Aus meiner Sicht ist es immer noch die beste Methode, sich gegen unerwünschte Schreiben zu wehren, indem man sie einfach wegwirft. Ich kann Ihnen sagen: In den letzten beiden Jahren, in denen ich hier bin, habe ich sehr viele Briefe an Bürgerinnen und Bürger zu Jubiläen, zu Geburtstagen, zu ähnlichen Anlässen geschrieben.

(Margarete Bause (GRÜNE): Mir bitte nicht!)

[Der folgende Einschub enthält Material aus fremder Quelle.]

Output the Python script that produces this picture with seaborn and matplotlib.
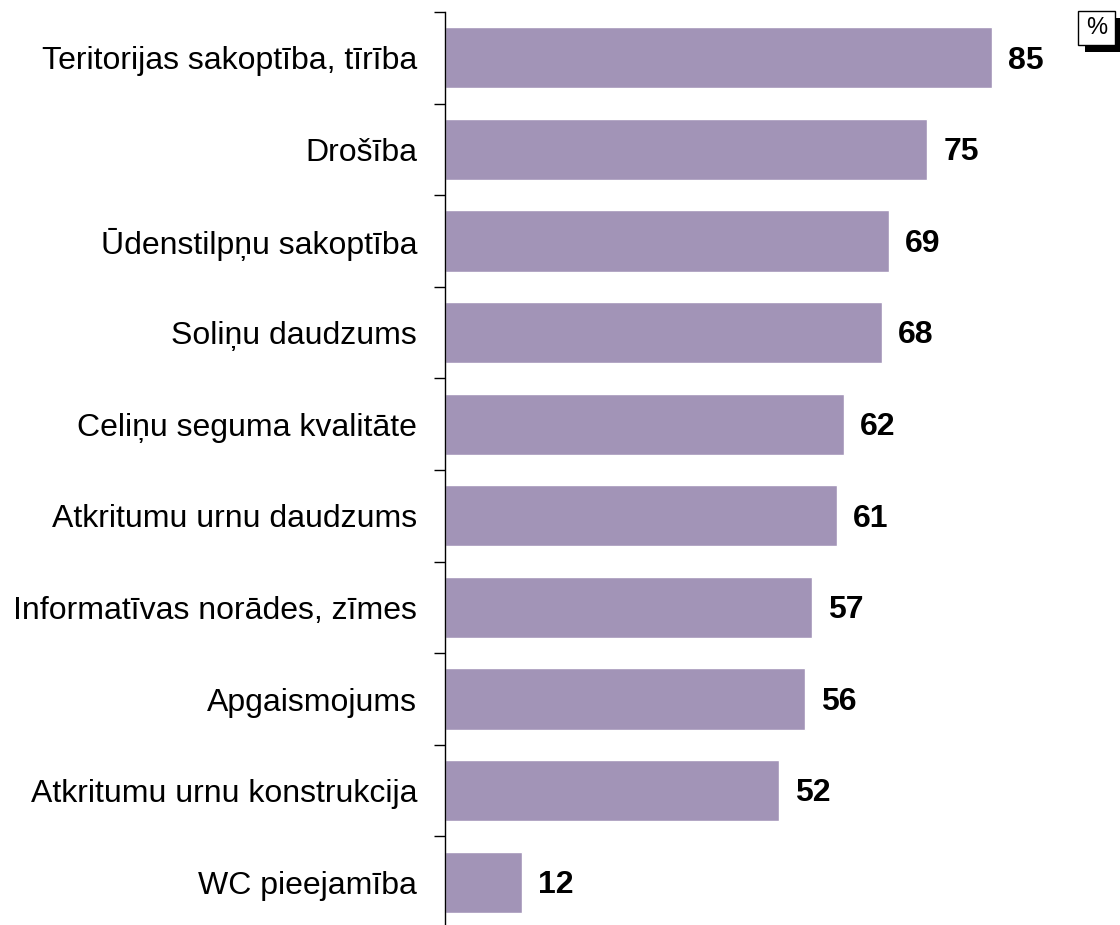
import matplotlib
matplotlib.use('Agg')
import matplotlib.pyplot as plt
import matplotlib.patches as mpatches
import seaborn as sns
import pandas as pd
import numpy as np

categories = ['Teritorijas sakoptība, tīrība', 'Drošība', 'Ūdenstilpņu sakoptība',
              'Soliņu daudzums', 'Celiņu seguma kvalitāte', 'Atkritumu urnu daudzums',
              'Informatīvas norādes, zīmes', 'Apgaismojums', 'Atkritumu urnu konstrukcija',
              'WC pieejamība']
values = [85, 75, 69, 68, 62, 61, 57, 56, 52, 12]

df = pd.DataFrame({'cat': categories, 'val': values})

sns.set_style('white')
plt.rcParams['font.family'] = ['Liberation Sans', 'DejaVu Sans']
plt.rcParams['text.color'] = 'black'
plt.rcParams['ytick.color'] = 'black'
plt.rcParams['ytick.labelcolor'] = 'black'

fig = plt.figure(figsize=(11.2, 9.25), dpi=100)
ax = fig.add_axes([445 / 1120, 1 - 928 / 925, (1088 - 445) / 1120, (928 - 12) / 925])

sns.barplot(data=df, x='val', y='cat', orient='h', color='#a294b7',
            saturation=1, width=0.67, ax=ax)

ax.set_xlim(0, 100)
ax.set_ylim(len(categories) - 0.5, -0.5)
for i, v in enumerate(values):
    ax.text(v + 2.5, i + 0.03, str(v), va='center', ha='left',
            fontsize=23, fontweight='bold', color='black')

ax.set_xlabel('')
ax.set_ylabel('')
ax.set_xticks([])
ax.tick_params(axis='y', which='major', left=False, length=0, labelsize=23, pad=20,
               labelcolor='black')
ax.set_yticks(np.arange(len(categories) + 1) - 0.5, minor=True)
ax.tick_params(axis='y', which='minor', left=True, length=8, width=1, color='black',
               direction='out')
for s in ['top', 'right', 'bottom']:
    ax.spines[s].set_visible(False)
ax.spines['left'].set_color('black')
ax.spines['left'].set_linewidth(1)

# % box with shadow
W, H = 1120, 925
fig.patches.append(mpatches.Rectangle((1085 / W, 1 - 52 / H), 37 / W, 34 / H,
                                      transform=fig.transFigure, facecolor='black',
                                      edgecolor='none'))
fig.patches.append(mpatches.Rectangle((1078 / W, 1 - 45 / H), 37 / W, 34 / H,
                                      transform=fig.transFigure, facecolor='white',
                                      edgecolor='black', linewidth=1))
fig.text(1096.5 / W, 1 - 28 / H, '%', ha='center', va='center', fontsize=17)

fig.savefig('out.png', dpi=100)
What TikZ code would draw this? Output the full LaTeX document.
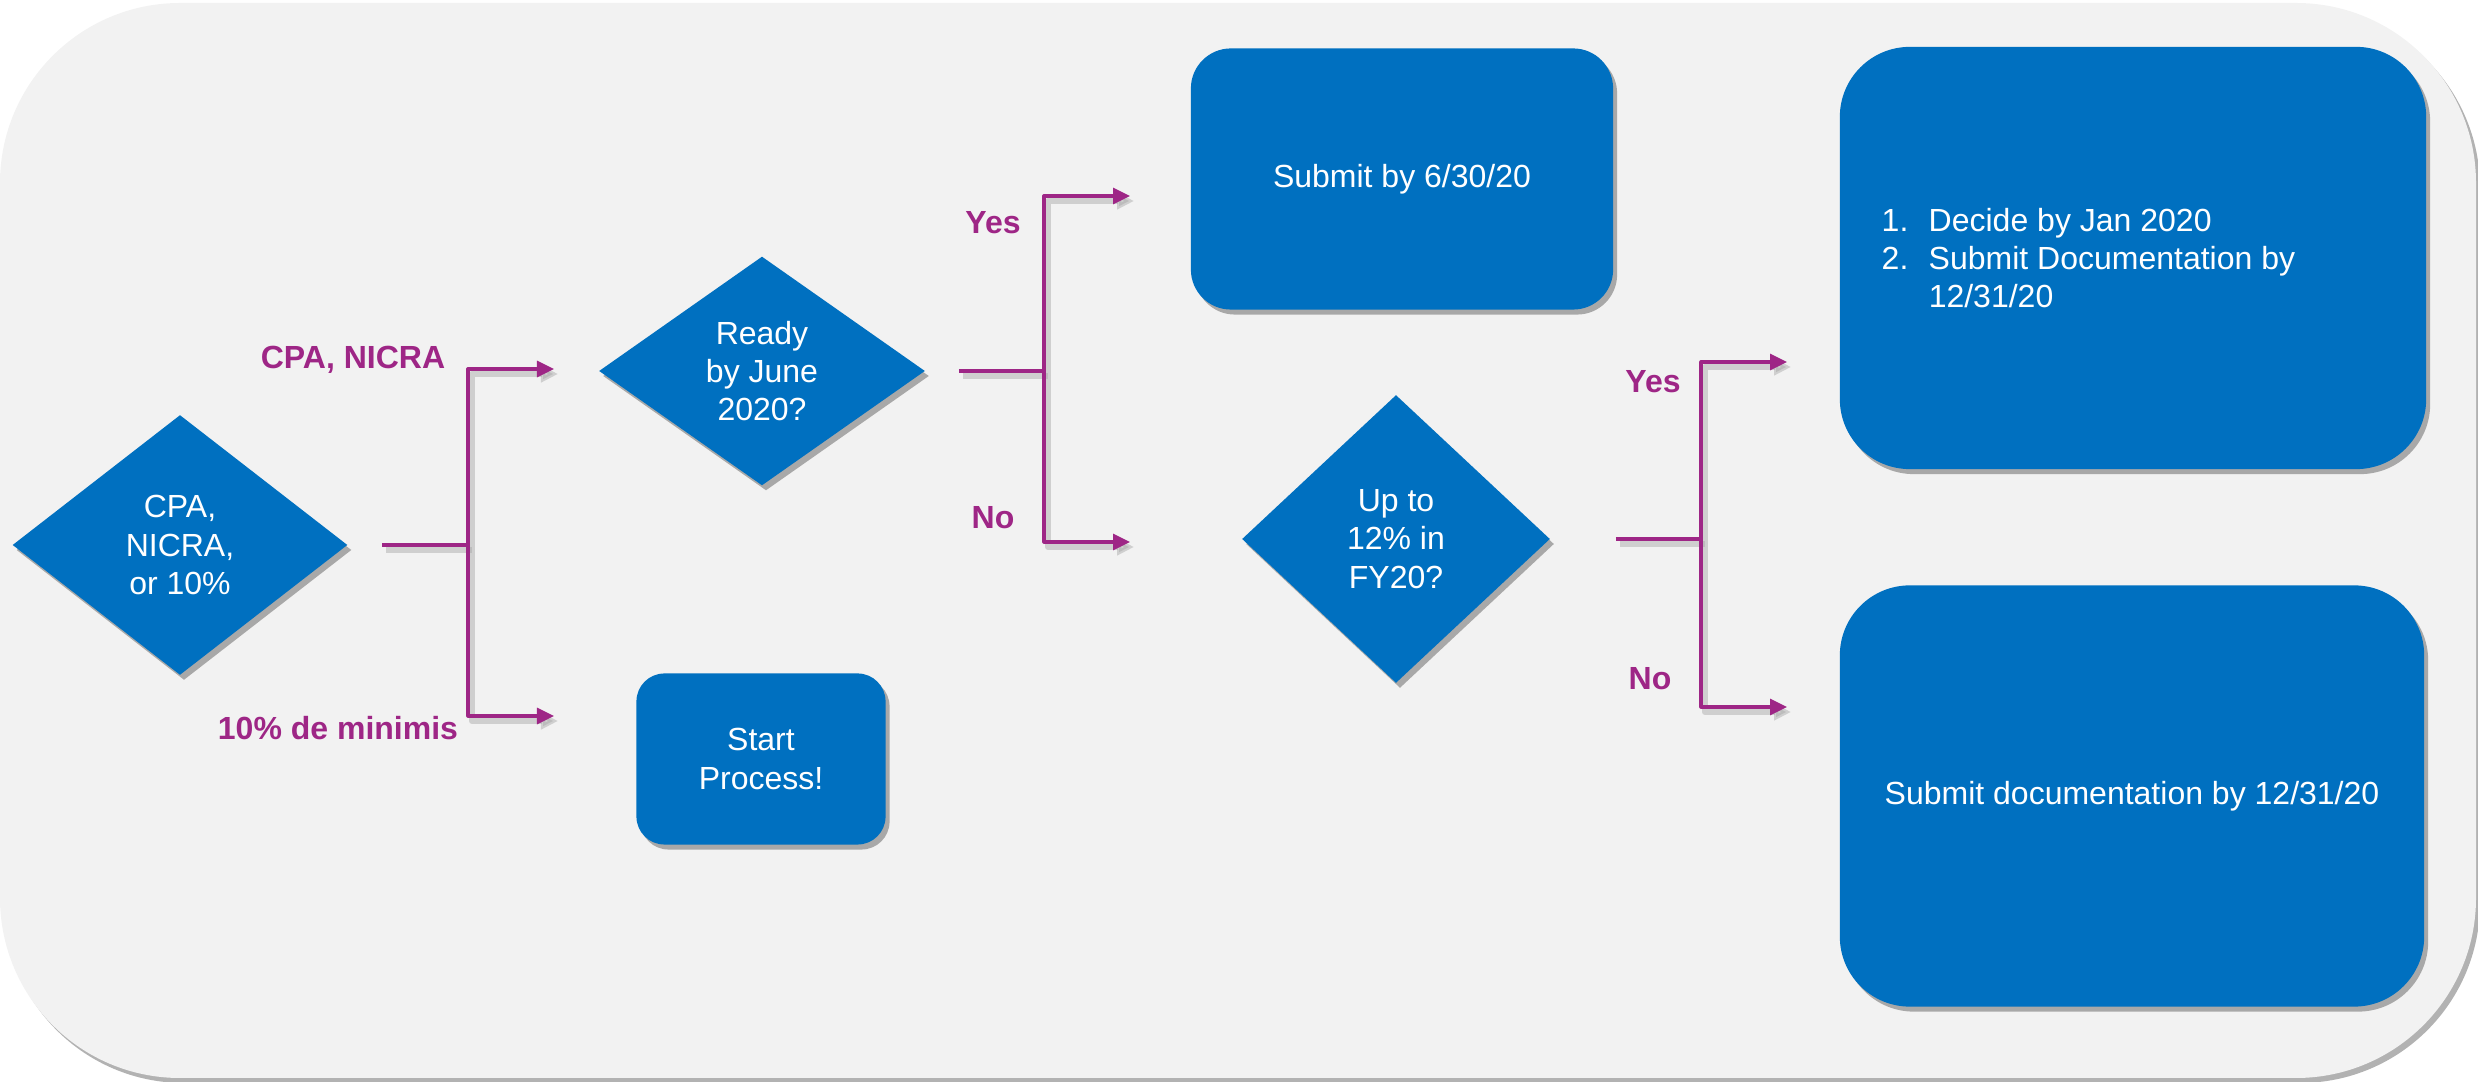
\documentclass[tikz,border=0pt]{standalone}
\usepackage{fontspec}
\setmainfont{Liberation Sans}
\usetikzlibrary{shapes.geometric,shadows,arrows.meta}
\begin{document}
\begin{tikzpicture}[x=0.01cm,y=0.01cm,line join=round]
	\definecolor{slideblue}{RGB}{0,112,192}
	\definecolor{plum}{RGB}{158,38,134}
	\definecolor{panelgray}{RGB}{242,242,242}
	\tikzset{
		softshadow/.style={drop shadow={shadow xshift=0.04cm,shadow yshift=-0.05cm,fill=black,opacity=.3}},
		box/.style={rectangle,rounded corners=#1,fill=slideblue,text=white,align=center,
			font=\fontsize{9.1}{10.9}\selectfont,softshadow},
		ask/.style={diamond,fill=slideblue,text=white,align=center,inner sep=0pt,
			font=\fontsize{9.1}{10.9}\selectfont,softshadow},
		lbl/.style={text=plum,font=\fontsize{9.1}{10.9}\selectfont\bfseries},
		link/.style={draw=plum,line width=0.032cm,
			preaction={draw=black!35,line width=0.06cm,opacity=.45,transform canvas={xshift=0.04cm,yshift=-0.05cm}}},
		linkarrow/.style={link,-{Triangle[length=0.17cm,width=0.16cm]}}
	}
	\useasboundingbox (0,0) rectangle (2478,1082);
	% panel
	\fill[panelgray,softshadow] (0,184) -- (0,899) arc[start angle=180,end angle=90,radius=180]
		-- (2296,1079) arc[start angle=90,end angle=0,radius=180]
		-- (2476,184) arc[start angle=0,end angle=-90,radius=180]
		-- (180,4) arc[start angle=270,end angle=180,radius=180] -- cycle;
	
	%%%% decisions
	\node[ask,minimum width=3.35cm,minimum height=2.6cm] (d1) at (180,537) {CPA,\\NICRA,\\or 10\%};
	\node[ask,minimum width=3.26cm,minimum height=2.29cm] (d2) at (762,711) {Ready\\by June\\2020?};
	\node[ask,minimum width=3.08cm,minimum height=2.88cm] (d3) at (1396,543) {Up to\\12\% in\\FY20?};
	
	%%%% boxes
	\node[box=0.4cm,minimum width=4.22cm,minimum height=2.61cm] (b1) at (1402,903) {Submit by 6/30/20};
	\node[box=0.28cm,minimum width=2.49cm,minimum height=1.71cm] (b2) at (761,323) {Start\\Process!};
	\node[box=0.7cm,minimum width=5.86cm,minimum height=4.22cm] (b3) at (2133,824) {};
	\node[box=0.7cm,minimum width=5.84cm,minimum height=4.21cm] (b4) at (2132,286) {Submit documentation by 12/31/20};
	\node[text=white,align=left,inner sep=0pt,anchor=west,font=\fontsize{9.1}{10.9}\selectfont] (steps) at (1881,824)
		{\makebox[0.47cm][l]{1.}Decide by Jan 2020\\\makebox[0.47cm][l]{2.}Submit Documentation by\\\hspace*{0.47cm}12/31/20};
	
	%%%% forks
	\coordinate (f1) at (468,537);
	\coordinate (e1a) at (554,713);
	\coordinate (e1b) at (554,366);
	\draw[link] ([xshift=0.34cm]d1.east) -- (f1);
	\draw[linkarrow] (f1) |- (e1a);
	\draw[linkarrow] (f1) |- (e1b);
	
	\coordinate (f2) at (1044,711);
	\coordinate (e2a) at (1130,886);
	\coordinate (e2b) at (1130,540);
	\draw[link] ([xshift=0.33cm]d2.east) -- (f2);
	\draw[linkarrow] (f2) |- (e2a);
	\draw[linkarrow] (f2) |- (e2b);
	
	\coordinate (f3) at (1701,543);
	\coordinate (e3a) at (1787,720);
	\coordinate (e3b) at (1787,375);
	\draw[link] ([xshift=0.65cm]d3.east) -- (f3);
	\draw[linkarrow] (f3) |- (e3a);
	\draw[linkarrow] (f3) |- (e3b);
	
	%%%% labels
	\node[lbl] (lnicra) at (353,722) {CPA, NICRA};
	\node[lbl] (lmin) at (338,354) {10\% de minimis};
	\node[lbl] (lyes1) at (993,859) {Yes};
	\node[lbl] (lno1) at (993,564) {No};
	\node[lbl] (lyes2) at (1653,700) {Yes};
	\node[lbl] (lno2) at (1650,403) {No};
\end{tikzpicture}
\end{document}
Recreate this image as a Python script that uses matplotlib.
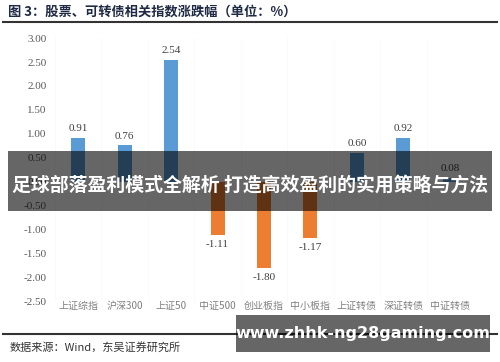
import matplotlib.pyplot as plt
from matplotlib.patches import Rectangle
from matplotlib.lines import Line2D

plt.rcParams['font.family'] = ['Noto Sans CJK SC', 'DejaVu Sans']

categories = ["上证综指", "沪深300", "上证50", "中证500", "创业板指",
              "中小板指", "上证转债", "深证转债", "中证转债"]
changes = [0.91, 0.76, 2.54, -1.11, -1.80, -1.17, 0.60, 0.92, 0.08]
yticks = [3.0, 2.5, 2.0, 1.5, 1.0, 0.5, 0.0, -0.5, -1.0, -1.5, -2.0, -2.5]

title = "图 3：股票、可转债相关指数涨跌幅（单位：%）"
source = "数据来源：Wind，东吴证券研究所"
banner = "足球部落盈利模式全解析 打造高效盈利的实用策略与方法"
watermark = "www.zhhk-ng28gaming.com"

blue = "#5B9BD5"
orange = "#ED7D31"

fig = plt.figure(figsize=(5, 3.62), dpi=100)
ax = fig.add_axes([0.11, 0.166, 0.836, 0.729])

colors = [blue if v >= 0 else orange for v in changes]
x = range(len(categories))
ax.bar(x, changes, width=0.3, color=colors, zorder=2)

for xi, v in zip(x, changes):
    off = 0.1 if v >= 0 else -0.1
    ax.text(xi, v + off, f"{v:.2f}", ha="center",
            va="bottom" if v >= 0 else "top",
            fontsize=8, color="#404040", family="Liberation Serif")

ax.set_xlim(-0.5, len(categories) - 0.5)
ax.set_ylim(-2.5, 3.0)
ax.set_yticks(yticks)
ax.set_yticklabels([f"{t:.2f}" for t in yticks], family="Liberation Serif",
                   fontsize=8, color="#595959")
ax.set_xticks(list(x))
ax.set_xticklabels(categories, fontsize=7.2, color="#808080")
ax.tick_params(length=0, pad=6)
ax.tick_params(axis="x", pad=-0.5)
for s in ax.spines.values():
    s.set_visible(False)
for xi in range(len(categories) + 1):
    ax.axvline(xi - 0.5, color="#fafafa", lw=0.6, zorder=0)

# header / footer
fig.text(0.016, 0.967, title, fontsize=9.5, fontweight="bold",
         color="#1f2a44", va="center")
fig.add_artist(Line2D([0.006, 0.994], [0.94, 0.94], color="#333333", lw=1.5))
fig.add_artist(Line2D([0.006, 0.994], [0.077, 0.077], color="#333333", lw=1.5))
fig.text(0.02, 0.04, source, fontsize=8, color="#333333", va="center")

# overlay bands
fig.add_artist(Rectangle((0.016, 0.417), 0.968, 0.166, transform=fig.transFigure,
                         color="black", alpha=0.6, lw=0, zorder=5))
fig.text(0.5, 0.49, banner, fontsize=13.6, fontweight="bold", color="white",
         ha="center", va="center", zorder=6)
fig.add_artist(Rectangle((0.472, 0.028), 0.508, 0.102, transform=fig.transFigure,
                         color="black", alpha=0.6, lw=0, zorder=5))
fig.text(0.726, 0.079, watermark, fontsize=11.5, fontweight="bold", color="white",
         ha="center", va="center", zorder=6, family="DejaVu Sans")

fig.savefig("out.png", dpi=100)
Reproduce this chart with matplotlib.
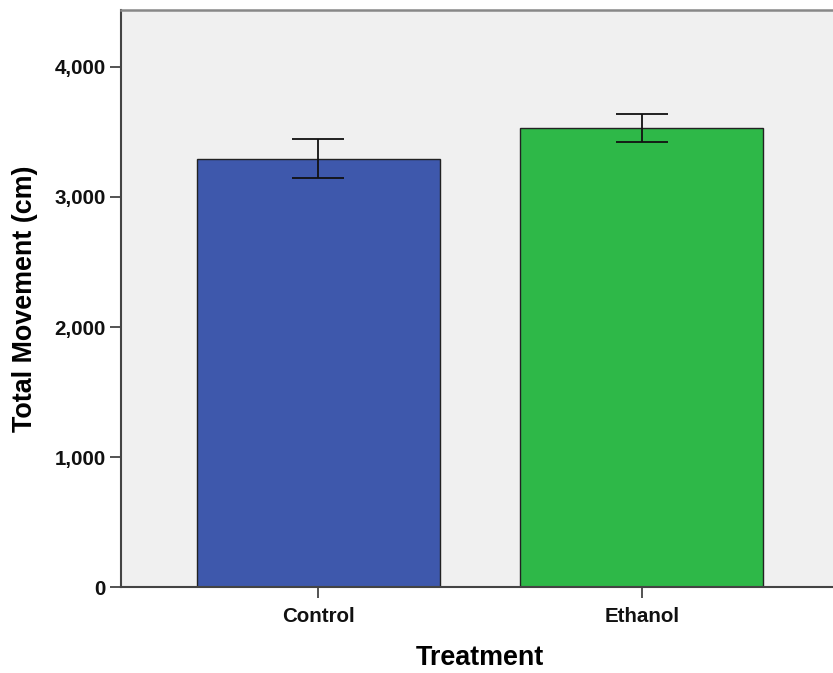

- Sie sind Gott sei Dank auch nicht in meinem Stimmkreis. Viele von Ihnen haben das wahrscheinlich auch gemacht. Das waren mit Sicherheit mehrere Tausend Briefe. Davon kamen genau zwei Beschwerden, die nachgefragt haben: Warum schreiben Sie mir? Unzählige haben sich darüber gefreut und haben gesagt: Das ist schön. Ich richte mich lieber nach denen, die sich freuen, als nach denen, die griesgrämig zu Hause sitzen und sich über Dinge aufregen, mit denen man den Leuten eine Freude machen will.

(Christa Naaß (SPD): Woher hatten Sie denn die Daten?)

In diesem Sinne sollten wir in die Debatte gehen und uns gesetzgeberisch zurückhalten. Vielen Dank.